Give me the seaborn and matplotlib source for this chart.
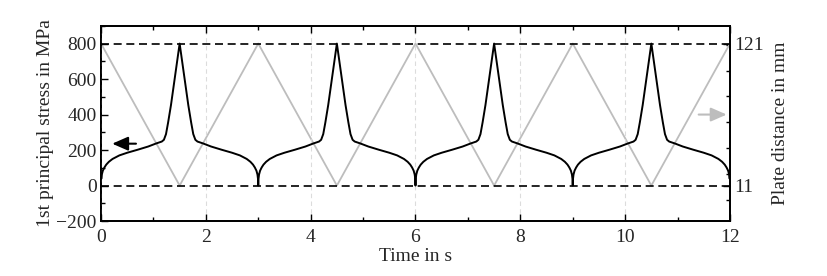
import matplotlib
matplotlib.use("Agg")
import matplotlib.pyplot as plt
import matplotlib.ticker as mticker
import numpy as np
import pandas as pd
import seaborn as sns

# Stress over one half cycle: time from the valley (s) -> MPa
HALF_T = [0.0, 0.005, 0.015, 0.035, 0.065, 0.1, 0.15, 0.22, 0.35, 0.5, 0.7,
          0.9, 1.05, 1.16, 1.2, 1.24, 1.28, 1.335, 1.38, 1.425, 1.47, 1.5]
HALF_STRESS = [0, 38, 62, 84, 102, 118, 134, 150, 170, 185, 202,
               220, 237, 248, 258, 290, 355, 454, 548, 642, 737, 800]
N_CYCLES = 4
CYCLE = 3.0
STRESS_AT_ENDS = 70  # first/last sample does not reach the valley

# Plate distance (triangle), mm
PLATE_T = [0, 1.5, 3, 4.5, 6, 7.5, 9, 10.5, 12]
PLATE_MM = [121, 11, 121, 11, 121, 11, 121, 11, 121]

X_TICKS = [0, 2, 4, 6, 8, 10, 12]
Y_TICKS = [-200, 0, 200, 400, 600, 800]
MM_TICKS = [11, 121]

# build the stress series from the half cycle (mirror + repeat)
cyc_t = HALF_T + [CYCLE - d for d in reversed(HALF_T[:-1])]
cyc_v = HALF_STRESS + list(reversed(HALF_STRESS[:-1]))
time = np.concatenate([np.array(cyc_t[:-1]) + CYCLE * k for k in range(N_CYCLES)]
                      + [[CYCLE * N_CYCLES]])
stress = np.array(cyc_v[:-1] * N_CYCLES + [cyc_v[-1]], dtype=float)
stress[0] = stress[-1] = STRESS_AT_ENDS
stress_df = pd.DataFrame({"t": time, "stress": stress})
plate_df = pd.DataFrame({"t": PLATE_T, "mm": PLATE_MM})

sns.set_theme(style="ticks")
plt.rcParams["font.family"] = ["Liberation Serif", "DejaVu Serif"]
FS = 14

fig = plt.figure(figsize=(8.28, 2.76), dpi=100)
ax = fig.add_axes([0.122, 0.199, 0.7596, 0.7075])
ax2 = ax.twinx()
ax.set_zorder(ax2.get_zorder() + 1)
ax.patch.set_visible(False)

ylim = (-200, 900)
ax.set_ylim(*ylim)
ax2.set_ylim(11 + ylim[0] * 110 / 800, 11 + ylim[1] * 110 / 800)
ax.set_xlim(0, 12)

# plate distance on the right axis
sns.lineplot(data=plate_df, x="t", y="mm", ax=ax2, color="#bdbdbd",
             lw=1.3, estimator=None)

# reference lines
ax.axhline(800, color="black", lw=1.2, ls=(0, (4.8, 2.8)), zorder=1)
ax.axhline(0, color="black", lw=1.2, ls=(0, (4.8, 2.8)), zorder=1)

sns.lineplot(data=stress_df, x="t", y="stress", ax=ax, color="black",
             lw=1.4, estimator=None, sort=False, zorder=3)

ax.grid(axis="x", color="#dcdcdc", ls=(0, (4, 3)), lw=0.8)

# arrows pointing at the respective axes
ax.annotate("", xy=(0.16, 236), xytext=(0.72, 236),
            arrowprops=dict(arrowstyle="-|>,head_length=0.8,head_width=0.35",
                            color="black", lw=1.5))
ax2.annotate("", xy=(11.99, 66), xytext=(11.35, 66),
             arrowprops=dict(arrowstyle="-|>,head_length=0.8,head_width=0.35",
                             color="#bdbdbd", lw=1.5))

ax.set_xticks(X_TICKS)
ax.set_yticks(Y_TICKS)
ax.xaxis.set_minor_locator(mticker.MultipleLocator(1))
ax.yaxis.set_minor_locator(mticker.MultipleLocator(100))
ax.tick_params(which="both", direction="in", top=True, right=False,
               labelsize=FS, color="black", width=1.0)
ax.tick_params(which="major", length=5, pad=3)
ax.tick_params(which="minor", length=3)
ax.tick_params(axis="x", which="major", pad=6)

ax2.set_yticks(MM_TICKS)
ax2.yaxis.set_minor_locator(mticker.FixedLocator(list(range(0, 121, 20))))
ax2.tick_params(which="both", direction="in", labelsize=FS, color="black",
                width=1.0, pad=3)
ax2.tick_params(which="major", length=5)
ax2.tick_params(which="minor", length=3)

for a in (ax, ax2):
    for s in a.spines.values():
        s.set_linewidth(1.3)
        s.set_color("black")

ax.set_xlabel("Time in s", fontsize=FS, labelpad=1)
ax.set_ylabel("1st principal stress in MPa", fontsize=FS, labelpad=2)
ax2.set_ylabel("Plate distance in mm", fontsize=FS, labelpad=6)

fig.savefig("out.png", dpi=100)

☆ ☆ ☆ ☆ ☆ ☆ ☆

Everything from the first line of the listing above through the line that contains "MM_TICKS = [11, 121]" is to be restated word for word, minus the pictures.

Give me the seaborn and matplotlib source for this chart.
import matplotlib
matplotlib.use("Agg")
import matplotlib.pyplot as plt
import matplotlib.ticker as mticker
import numpy as np
import pandas as pd
import seaborn as sns

# Stress over one half cycle: time from the valley (s) -> MPa
HALF_T = [0.0, 0.005, 0.015, 0.035, 0.065, 0.1, 0.15, 0.22, 0.35, 0.5, 0.7,
          0.9, 1.05, 1.16, 1.2, 1.24, 1.28, 1.335, 1.38, 1.425, 1.47, 1.5]
HALF_STRESS = [0, 38, 62, 84, 102, 118, 134, 150, 170, 185, 202,
               220, 237, 248, 258, 290, 355, 454, 548, 642, 737, 800]
N_CYCLES = 4
CYCLE = 3.0
STRESS_AT_ENDS = 70  # first/last sample does not reach the valley

# Plate distance (triangle), mm
PLATE_T = [0, 1.5, 3, 4.5, 6, 7.5, 9, 10.5, 12]
PLATE_MM = [121, 11, 121, 11, 121, 11, 121, 11, 121]

X_TICKS = [0, 2, 4, 6, 8, 10, 12]
Y_TICKS = [-200, 0, 200, 400, 600, 800]
MM_TICKS = [11, 121]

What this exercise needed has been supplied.